C’est peut-être là que les contes des Qing s’éloignent le plus
des chuanqi des Tang : c’est le confucianisme triomphant
qui en constitue la base, et non plus le taoïsme ; l’ordre
social est le but ultime, y compris pour la nüxia, et non
plus la maîtrise de pouvoirs plus ou moins magiques par des
personnages hors du commun, et vivant en marginaux.
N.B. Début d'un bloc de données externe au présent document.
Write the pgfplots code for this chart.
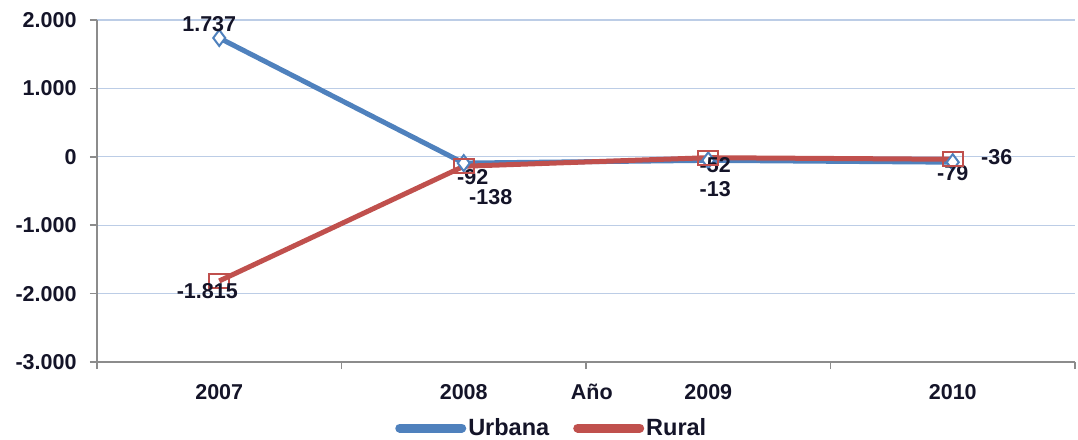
\documentclass[border=0pt]{standalone}
\usepackage{fontspec}
\setmainfont{Liberation Sans}
\usepackage{pgfplots}
\usepackage{pgfplotstable}
\pgfplotsset{compat=1.18}
\definecolor{cblue}{HTML}{4F81BD}
\definecolor{cred}{HTML}{C0504D}
\definecolor{cgrid}{RGB}{188,205,230}
\definecolor{caxis}{RGB}{140,140,140}
\definecolor{ctext}{RGB}{20,20,40}
\newcommand\cf{\fontsize{21.5}{25}\selectfont\bfseries}
\newcommand\lf{\fontsize{23.5}{27}\selectfont\bfseries}

\pgfplotstableread{
x y lab dx dy
0 1737 1.737 -10 14
1 -92 -92 9 -14
2 -52 -52 7 -5
3 -79 -79 0 -11
}\urbana
\pgfplotstableread{
x y lab dx dy
0 -1815 -1.815 -12 -10
1 -138 -138 27 -31
2 -13 -13 7 -31
3 -36 -36 44 2
}\rural

\begin{document}
\begin{tikzpicture}
\begin{axis}[
  scale only axis,
  width=978pt, height=342pt,
  xmin=-0.5, xmax=3.5,
  ymin=-3000, ymax=2000,
  ytick={-3000,-2000,...,2000},
  xtick={-0.5,0.5,1.5,2.5,3.5},
  xticklabels={},
  extra x ticks={0,1,2,3},
  extra x tick labels={2007,2008,2009,2010},
  extra x tick style={major tick length=0pt, xticklabel style={yshift=-19pt}},
  axis lines*=left,
  axis line style={caxis, line width=1.5pt, -},
  tick style={caxis, line width=1.5pt},
  major tick length=7pt,
  tick align=outside,
  ymajorgrids,
  grid style={cgrid, line width=1.2pt},
  /pgf/number format/.cd, fixed, precision=0, 1000 sep={.}, min exponent for 1000 sep=0, assume math mode=true,
  /pgfplots/.cd,
  ticklabel style={font=\cf, text=ctext},
  yticklabel style={xshift=-10pt},
  xlabel={Año},
  xlabel style={font=\cf, text=ctext, at={(axis description cs:0.506,-0.088)}, anchor=center},
  legend style={at={(axis description cs:0.465,-0.193)}, anchor=center, draw=none, fill=none,
    font=\lf, text=ctext, legend columns=2,
    /tikz/every even column/.append style={column sep=22pt}},
  legend image code/.code={\draw[#1, line width=9pt, line cap=round] (0pt,0pt) -- (62pt,0pt);},
  clip=false,
  nodes near coords,
  point meta=explicit symbolic,
  visualization depends on={\thisrow{dx}\as\dx},
  visualization depends on={\thisrow{dy}\as\dy},
  nodes near coords style={anchor=center, xshift=\dx pt, yshift=\dy pt, font=\cf, text=ctext, inner sep=0pt},
]
\addplot[cblue, line width=5pt, mark=diamond*, mark size=8pt,
  mark options={fill=white, draw=cblue, line width=2pt}]
  table[x=x, y=y, meta=lab]{\urbana};
\addlegendentry{Urbana}
\addplot[cred, line width=5pt, mark=square, mark size=7pt,
  mark options={draw=cred, line width=2pt, xscale=1.4}]
  table[x=x, y=y, meta=lab]{\rural};
\addlegendentry{Rural}
\end{axis}
\pgfresetboundingbox
\path (current axis.south west) ++(-97pt,-77pt) rectangle ++(1078pt,439pt);
\end{tikzpicture}
\end{document}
Par ailleurs, si les histoires de caizi jiaren sont des
romans longs, les récits de type chuanqi qu’ils ont
inspirés sous les Qing restent des récits courts. En outre, les
premiers sont de la littérature vernaculaire populaire, les
seconds des récits de lettrés écrits en langue classique, dans
un style très travaillé. Ce sont des divertissements élégants et
recherchés.
Evolution vers la romance héroïque
Au milieu du 19ème siècle, par
ailleurs, le Honglou
meng,
ou « Rêve dans le pavillon rouge », n’était plus
à la mode. Le type d’histoire dont il était un
symbole s’est mêlé aux histoires de wuxia
transformées en récits héroïques, des romans
longs, cette fois, toujours destinées à une
élite lettrée, et toujours à forte consonance
confucéenne, au moins dans ses aboutissements.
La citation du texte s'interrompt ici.